*Problem requirements:* Using the material below, print a verbatim copy of every line from the one containing "Recreate this image" through the one containing "const isoYTicks = [50, 100, 150, 200, 250, 300, 350];", inclusive, and omit the pictures.

*Input data:*

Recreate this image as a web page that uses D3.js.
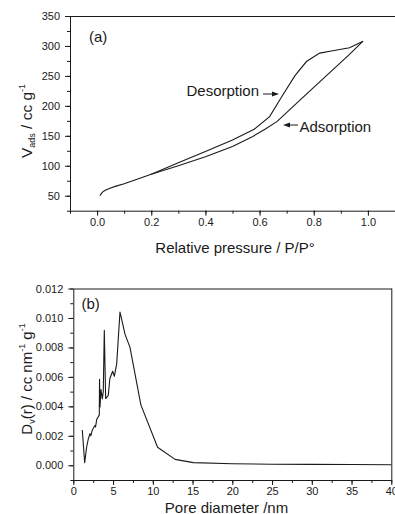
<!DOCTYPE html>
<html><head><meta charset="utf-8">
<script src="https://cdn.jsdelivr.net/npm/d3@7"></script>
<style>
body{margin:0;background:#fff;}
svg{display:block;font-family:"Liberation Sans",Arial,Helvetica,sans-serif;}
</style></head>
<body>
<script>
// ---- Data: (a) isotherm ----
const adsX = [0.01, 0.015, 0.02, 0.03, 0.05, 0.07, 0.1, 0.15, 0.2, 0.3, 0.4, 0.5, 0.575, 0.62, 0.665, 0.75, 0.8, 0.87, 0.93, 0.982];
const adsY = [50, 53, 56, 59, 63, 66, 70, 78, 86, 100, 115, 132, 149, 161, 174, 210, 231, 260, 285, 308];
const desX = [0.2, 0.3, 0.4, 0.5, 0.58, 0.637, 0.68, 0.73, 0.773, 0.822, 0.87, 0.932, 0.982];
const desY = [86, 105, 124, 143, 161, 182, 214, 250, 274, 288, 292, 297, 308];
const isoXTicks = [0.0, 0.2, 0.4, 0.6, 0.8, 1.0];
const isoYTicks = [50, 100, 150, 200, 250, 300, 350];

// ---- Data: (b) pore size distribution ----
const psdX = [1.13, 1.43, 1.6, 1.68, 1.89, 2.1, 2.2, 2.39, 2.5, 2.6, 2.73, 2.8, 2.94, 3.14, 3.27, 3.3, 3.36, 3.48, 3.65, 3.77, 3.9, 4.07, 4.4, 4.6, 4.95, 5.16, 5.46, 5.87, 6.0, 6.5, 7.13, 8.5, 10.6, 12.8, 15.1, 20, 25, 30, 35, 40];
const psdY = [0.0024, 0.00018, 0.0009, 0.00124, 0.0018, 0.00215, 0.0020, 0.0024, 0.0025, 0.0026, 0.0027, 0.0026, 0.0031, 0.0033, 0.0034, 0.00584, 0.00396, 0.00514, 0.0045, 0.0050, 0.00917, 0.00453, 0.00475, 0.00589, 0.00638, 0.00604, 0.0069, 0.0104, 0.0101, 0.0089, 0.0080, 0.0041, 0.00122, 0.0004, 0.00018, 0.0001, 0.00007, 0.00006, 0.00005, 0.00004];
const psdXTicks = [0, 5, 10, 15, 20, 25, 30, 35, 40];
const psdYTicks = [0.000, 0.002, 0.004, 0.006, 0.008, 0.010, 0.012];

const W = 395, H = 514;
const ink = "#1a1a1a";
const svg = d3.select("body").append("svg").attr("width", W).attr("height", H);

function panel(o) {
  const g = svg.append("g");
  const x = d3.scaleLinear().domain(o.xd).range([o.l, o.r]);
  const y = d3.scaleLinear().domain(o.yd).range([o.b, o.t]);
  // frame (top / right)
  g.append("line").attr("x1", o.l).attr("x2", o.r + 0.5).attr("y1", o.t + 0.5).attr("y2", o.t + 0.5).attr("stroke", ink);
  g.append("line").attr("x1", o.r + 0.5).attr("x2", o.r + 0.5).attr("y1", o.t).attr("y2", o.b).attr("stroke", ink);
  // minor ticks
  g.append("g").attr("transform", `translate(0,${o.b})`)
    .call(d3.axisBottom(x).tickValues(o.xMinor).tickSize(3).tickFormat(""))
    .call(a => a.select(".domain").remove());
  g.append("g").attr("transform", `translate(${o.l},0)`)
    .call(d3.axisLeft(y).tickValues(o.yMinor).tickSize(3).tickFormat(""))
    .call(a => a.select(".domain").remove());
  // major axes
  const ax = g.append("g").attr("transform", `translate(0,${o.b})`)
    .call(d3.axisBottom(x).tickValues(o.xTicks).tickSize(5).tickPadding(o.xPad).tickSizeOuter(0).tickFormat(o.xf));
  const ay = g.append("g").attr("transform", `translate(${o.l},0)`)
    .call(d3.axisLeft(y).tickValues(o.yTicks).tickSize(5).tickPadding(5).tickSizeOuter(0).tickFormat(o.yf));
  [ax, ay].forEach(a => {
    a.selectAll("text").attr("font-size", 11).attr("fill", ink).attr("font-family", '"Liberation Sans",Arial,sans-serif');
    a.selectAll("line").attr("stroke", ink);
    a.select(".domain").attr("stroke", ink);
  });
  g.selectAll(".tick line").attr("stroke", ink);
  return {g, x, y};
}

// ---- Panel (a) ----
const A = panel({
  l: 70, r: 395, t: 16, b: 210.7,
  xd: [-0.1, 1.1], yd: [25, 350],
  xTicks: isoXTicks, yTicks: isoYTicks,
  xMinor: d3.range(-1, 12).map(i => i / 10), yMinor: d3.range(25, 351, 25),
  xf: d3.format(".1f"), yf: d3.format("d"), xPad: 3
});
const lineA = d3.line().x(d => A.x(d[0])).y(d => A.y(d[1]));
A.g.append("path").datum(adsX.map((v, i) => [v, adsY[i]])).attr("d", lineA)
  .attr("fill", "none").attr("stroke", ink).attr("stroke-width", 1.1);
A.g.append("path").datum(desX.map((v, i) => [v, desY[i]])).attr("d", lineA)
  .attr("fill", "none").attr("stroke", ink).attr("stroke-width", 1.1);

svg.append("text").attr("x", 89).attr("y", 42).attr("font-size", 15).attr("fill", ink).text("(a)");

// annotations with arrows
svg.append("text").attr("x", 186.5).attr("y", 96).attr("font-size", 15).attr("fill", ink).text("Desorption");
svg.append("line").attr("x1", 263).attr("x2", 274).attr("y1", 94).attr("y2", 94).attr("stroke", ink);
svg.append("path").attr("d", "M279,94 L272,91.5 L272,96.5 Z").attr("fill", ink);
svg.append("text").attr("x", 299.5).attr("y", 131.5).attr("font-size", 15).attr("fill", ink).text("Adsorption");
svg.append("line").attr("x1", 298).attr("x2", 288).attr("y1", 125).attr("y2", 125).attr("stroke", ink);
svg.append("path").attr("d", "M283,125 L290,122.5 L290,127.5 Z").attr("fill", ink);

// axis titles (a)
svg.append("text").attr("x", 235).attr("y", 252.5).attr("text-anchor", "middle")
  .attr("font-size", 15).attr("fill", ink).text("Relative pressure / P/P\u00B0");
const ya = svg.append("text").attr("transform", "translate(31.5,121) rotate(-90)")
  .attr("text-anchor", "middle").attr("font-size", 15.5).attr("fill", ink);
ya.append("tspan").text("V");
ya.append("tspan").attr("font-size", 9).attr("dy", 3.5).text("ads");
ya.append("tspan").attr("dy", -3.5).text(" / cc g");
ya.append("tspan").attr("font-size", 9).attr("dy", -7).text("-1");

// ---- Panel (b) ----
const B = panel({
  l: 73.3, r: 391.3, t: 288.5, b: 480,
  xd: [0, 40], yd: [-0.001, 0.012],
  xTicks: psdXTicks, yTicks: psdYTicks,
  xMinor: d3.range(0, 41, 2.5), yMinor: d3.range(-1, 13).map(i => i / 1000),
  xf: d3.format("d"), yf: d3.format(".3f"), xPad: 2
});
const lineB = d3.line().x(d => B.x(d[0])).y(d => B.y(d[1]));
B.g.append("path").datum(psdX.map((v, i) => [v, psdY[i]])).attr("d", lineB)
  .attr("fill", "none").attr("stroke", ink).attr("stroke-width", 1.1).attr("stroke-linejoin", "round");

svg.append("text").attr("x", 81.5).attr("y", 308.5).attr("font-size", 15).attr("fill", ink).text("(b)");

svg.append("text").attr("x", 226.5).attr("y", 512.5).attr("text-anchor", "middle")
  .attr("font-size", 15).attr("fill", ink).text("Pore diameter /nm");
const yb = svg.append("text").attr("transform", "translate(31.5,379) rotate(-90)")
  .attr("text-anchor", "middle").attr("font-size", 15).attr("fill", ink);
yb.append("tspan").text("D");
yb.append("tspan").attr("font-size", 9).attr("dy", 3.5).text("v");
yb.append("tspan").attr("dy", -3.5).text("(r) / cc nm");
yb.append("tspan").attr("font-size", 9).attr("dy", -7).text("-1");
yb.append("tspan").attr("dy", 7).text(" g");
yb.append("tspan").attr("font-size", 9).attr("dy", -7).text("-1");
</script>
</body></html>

---

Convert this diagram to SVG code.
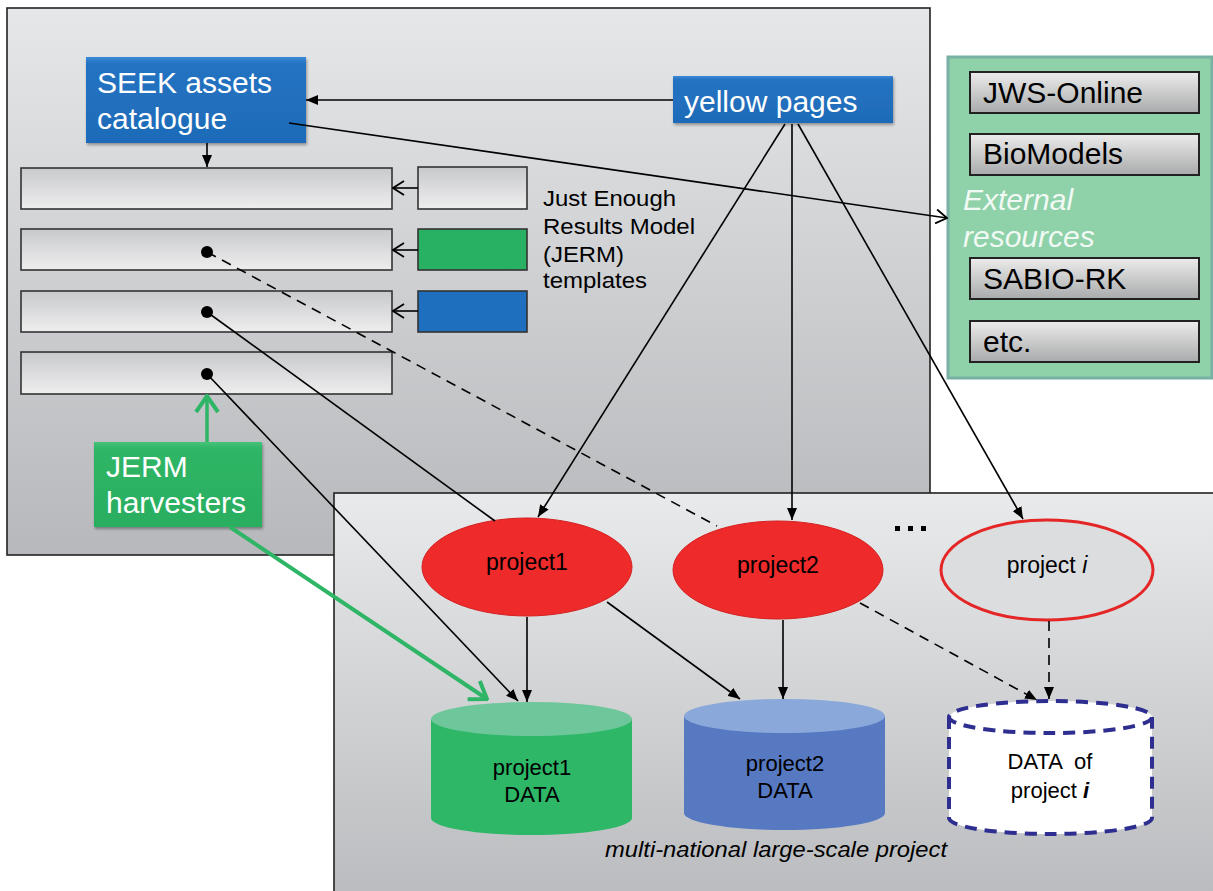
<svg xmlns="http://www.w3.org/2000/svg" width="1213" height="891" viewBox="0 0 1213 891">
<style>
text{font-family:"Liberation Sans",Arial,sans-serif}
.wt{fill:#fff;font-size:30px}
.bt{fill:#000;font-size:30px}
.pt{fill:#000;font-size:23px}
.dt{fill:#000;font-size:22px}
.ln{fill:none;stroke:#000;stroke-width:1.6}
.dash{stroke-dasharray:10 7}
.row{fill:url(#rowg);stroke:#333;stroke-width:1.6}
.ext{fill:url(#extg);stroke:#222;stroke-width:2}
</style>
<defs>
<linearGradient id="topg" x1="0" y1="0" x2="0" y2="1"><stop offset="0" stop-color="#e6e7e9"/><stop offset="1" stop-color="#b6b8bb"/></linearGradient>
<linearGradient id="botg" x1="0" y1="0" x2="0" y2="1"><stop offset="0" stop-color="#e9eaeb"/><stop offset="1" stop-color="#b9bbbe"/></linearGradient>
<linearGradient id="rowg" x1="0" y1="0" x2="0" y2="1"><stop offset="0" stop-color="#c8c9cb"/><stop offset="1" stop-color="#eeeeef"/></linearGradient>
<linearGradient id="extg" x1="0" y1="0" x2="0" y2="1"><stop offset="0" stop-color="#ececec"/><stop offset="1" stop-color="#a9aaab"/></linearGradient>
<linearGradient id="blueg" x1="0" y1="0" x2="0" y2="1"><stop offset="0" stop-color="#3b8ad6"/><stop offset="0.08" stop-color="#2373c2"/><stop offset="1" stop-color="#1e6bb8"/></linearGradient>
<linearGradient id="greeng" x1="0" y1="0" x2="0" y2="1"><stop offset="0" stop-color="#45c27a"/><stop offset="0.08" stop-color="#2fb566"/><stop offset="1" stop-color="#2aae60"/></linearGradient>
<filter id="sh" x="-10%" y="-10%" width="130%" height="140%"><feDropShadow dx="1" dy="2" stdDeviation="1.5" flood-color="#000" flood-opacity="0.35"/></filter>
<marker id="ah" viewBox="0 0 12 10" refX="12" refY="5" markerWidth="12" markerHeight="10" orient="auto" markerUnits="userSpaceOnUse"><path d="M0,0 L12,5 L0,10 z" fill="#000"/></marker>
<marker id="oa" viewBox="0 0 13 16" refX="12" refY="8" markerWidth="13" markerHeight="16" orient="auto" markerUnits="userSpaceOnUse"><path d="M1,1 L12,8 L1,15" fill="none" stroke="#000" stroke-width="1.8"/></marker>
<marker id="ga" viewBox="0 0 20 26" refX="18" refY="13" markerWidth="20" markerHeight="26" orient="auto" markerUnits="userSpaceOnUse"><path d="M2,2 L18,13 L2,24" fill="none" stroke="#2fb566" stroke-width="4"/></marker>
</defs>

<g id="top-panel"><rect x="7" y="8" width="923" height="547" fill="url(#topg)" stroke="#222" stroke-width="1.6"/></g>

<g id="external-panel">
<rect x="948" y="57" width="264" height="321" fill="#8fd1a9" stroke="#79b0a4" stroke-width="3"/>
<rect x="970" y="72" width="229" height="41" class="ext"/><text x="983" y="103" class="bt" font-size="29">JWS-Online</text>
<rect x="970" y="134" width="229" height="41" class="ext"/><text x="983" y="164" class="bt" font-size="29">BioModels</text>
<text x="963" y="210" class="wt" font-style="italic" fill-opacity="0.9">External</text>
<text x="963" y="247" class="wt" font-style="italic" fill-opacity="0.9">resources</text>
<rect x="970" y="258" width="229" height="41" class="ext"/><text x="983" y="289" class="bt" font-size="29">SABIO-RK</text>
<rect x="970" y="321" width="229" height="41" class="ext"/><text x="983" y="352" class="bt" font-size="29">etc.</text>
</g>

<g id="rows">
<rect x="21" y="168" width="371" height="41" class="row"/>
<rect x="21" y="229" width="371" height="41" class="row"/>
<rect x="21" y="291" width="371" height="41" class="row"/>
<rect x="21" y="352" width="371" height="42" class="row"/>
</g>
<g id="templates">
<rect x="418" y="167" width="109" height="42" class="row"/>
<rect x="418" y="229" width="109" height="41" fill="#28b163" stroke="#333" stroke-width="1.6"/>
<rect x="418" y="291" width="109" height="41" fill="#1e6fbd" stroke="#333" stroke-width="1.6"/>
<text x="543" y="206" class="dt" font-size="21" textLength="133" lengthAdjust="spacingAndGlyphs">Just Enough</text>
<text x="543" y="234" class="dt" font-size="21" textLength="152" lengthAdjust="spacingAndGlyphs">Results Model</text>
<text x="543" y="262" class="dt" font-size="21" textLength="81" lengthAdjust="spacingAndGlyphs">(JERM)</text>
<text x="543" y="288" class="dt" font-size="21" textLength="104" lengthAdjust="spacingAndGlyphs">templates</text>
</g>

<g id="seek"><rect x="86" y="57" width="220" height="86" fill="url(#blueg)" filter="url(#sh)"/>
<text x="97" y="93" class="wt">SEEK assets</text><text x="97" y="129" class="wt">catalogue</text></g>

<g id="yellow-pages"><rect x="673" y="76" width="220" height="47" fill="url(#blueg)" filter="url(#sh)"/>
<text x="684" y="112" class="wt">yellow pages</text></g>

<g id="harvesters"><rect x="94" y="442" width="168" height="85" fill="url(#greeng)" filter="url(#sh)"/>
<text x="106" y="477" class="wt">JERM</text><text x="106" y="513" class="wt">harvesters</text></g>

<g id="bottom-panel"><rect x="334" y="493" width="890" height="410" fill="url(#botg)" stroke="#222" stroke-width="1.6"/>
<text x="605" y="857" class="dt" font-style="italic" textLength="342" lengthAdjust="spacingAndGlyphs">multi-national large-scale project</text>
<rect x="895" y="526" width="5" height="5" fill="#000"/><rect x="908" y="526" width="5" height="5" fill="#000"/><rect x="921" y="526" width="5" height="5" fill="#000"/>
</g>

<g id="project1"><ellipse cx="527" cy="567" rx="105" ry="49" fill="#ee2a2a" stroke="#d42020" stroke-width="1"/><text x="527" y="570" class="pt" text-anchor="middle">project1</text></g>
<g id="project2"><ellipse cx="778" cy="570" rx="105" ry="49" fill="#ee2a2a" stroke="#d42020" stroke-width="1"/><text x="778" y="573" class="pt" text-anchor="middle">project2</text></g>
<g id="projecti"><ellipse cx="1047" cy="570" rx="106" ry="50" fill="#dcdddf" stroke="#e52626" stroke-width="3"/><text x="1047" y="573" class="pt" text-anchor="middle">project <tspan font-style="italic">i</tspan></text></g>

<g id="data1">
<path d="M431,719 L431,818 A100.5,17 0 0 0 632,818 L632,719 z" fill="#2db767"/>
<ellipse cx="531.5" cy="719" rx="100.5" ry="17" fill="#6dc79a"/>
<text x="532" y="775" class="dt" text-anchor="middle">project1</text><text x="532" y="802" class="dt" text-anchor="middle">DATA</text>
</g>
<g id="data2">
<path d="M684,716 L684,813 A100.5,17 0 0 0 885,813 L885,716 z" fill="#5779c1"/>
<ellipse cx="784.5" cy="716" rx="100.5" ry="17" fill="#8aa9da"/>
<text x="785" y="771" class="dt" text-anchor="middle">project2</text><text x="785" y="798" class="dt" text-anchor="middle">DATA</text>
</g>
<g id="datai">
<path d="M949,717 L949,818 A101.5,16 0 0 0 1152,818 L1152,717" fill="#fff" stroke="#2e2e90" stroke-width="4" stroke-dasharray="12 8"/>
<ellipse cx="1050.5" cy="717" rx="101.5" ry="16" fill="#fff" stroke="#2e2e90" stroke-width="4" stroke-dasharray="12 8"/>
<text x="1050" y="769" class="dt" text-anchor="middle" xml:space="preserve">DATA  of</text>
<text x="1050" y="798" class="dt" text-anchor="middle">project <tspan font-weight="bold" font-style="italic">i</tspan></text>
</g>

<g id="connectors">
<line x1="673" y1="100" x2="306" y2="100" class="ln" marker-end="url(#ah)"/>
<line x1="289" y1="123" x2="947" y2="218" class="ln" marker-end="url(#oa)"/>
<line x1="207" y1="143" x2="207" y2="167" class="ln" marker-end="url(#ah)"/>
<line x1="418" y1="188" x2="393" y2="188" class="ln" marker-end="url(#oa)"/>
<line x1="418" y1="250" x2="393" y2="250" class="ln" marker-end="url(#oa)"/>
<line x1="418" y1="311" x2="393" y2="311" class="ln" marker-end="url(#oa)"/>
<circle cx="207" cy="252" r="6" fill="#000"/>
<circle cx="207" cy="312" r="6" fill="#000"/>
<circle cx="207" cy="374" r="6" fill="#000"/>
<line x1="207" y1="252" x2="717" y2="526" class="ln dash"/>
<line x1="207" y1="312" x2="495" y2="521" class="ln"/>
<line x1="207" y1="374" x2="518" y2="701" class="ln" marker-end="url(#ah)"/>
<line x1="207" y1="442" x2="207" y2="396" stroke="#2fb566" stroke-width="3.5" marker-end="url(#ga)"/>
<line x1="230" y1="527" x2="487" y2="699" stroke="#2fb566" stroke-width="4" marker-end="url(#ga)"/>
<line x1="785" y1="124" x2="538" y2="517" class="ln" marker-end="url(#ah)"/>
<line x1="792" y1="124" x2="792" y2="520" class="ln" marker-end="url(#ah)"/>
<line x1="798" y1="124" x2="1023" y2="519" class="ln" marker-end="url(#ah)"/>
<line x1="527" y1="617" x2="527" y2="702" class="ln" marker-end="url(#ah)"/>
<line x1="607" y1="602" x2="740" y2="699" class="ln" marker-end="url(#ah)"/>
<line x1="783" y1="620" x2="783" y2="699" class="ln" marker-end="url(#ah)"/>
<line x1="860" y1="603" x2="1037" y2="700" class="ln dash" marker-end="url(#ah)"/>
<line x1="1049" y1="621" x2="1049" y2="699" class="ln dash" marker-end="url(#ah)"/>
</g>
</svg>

*Reply to the exercise:*
Recreate this image as a web page that uses D3.js.
<!DOCTYPE html>
<html><head><meta charset="utf-8">
<script src="https://cdn.jsdelivr.net/npm/d3@7"></script>
<style>
body{margin:0;background:#fff;}
svg{display:block;font-family:"Liberation Sans",Arial,Helvetica,sans-serif;}
</style></head>
<body>
<script>
// ---- Data: (a) isotherm ----
const adsX = [0.01, 0.015, 0.02, 0.03, 0.05, 0.07, 0.1, 0.15, 0.2, 0.3, 0.4, 0.5, 0.575, 0.62, 0.665, 0.75, 0.8, 0.87, 0.93, 0.982];
const adsY = [50, 53, 56, 59, 63, 66, 70, 78, 86, 100, 115, 132, 149, 161, 174, 210, 231, 260, 285, 308];
const desX = [0.2, 0.3, 0.4, 0.5, 0.58, 0.637, 0.68, 0.73, 0.773, 0.822, 0.87, 0.932, 0.982];
const desY = [86, 105, 124, 143, 161, 182, 214, 250, 274, 288, 292, 297, 308];
const isoXTicks = [0.0, 0.2, 0.4, 0.6, 0.8, 1.0];
const isoYTicks = [50, 100, 150, 200, 250, 300, 350];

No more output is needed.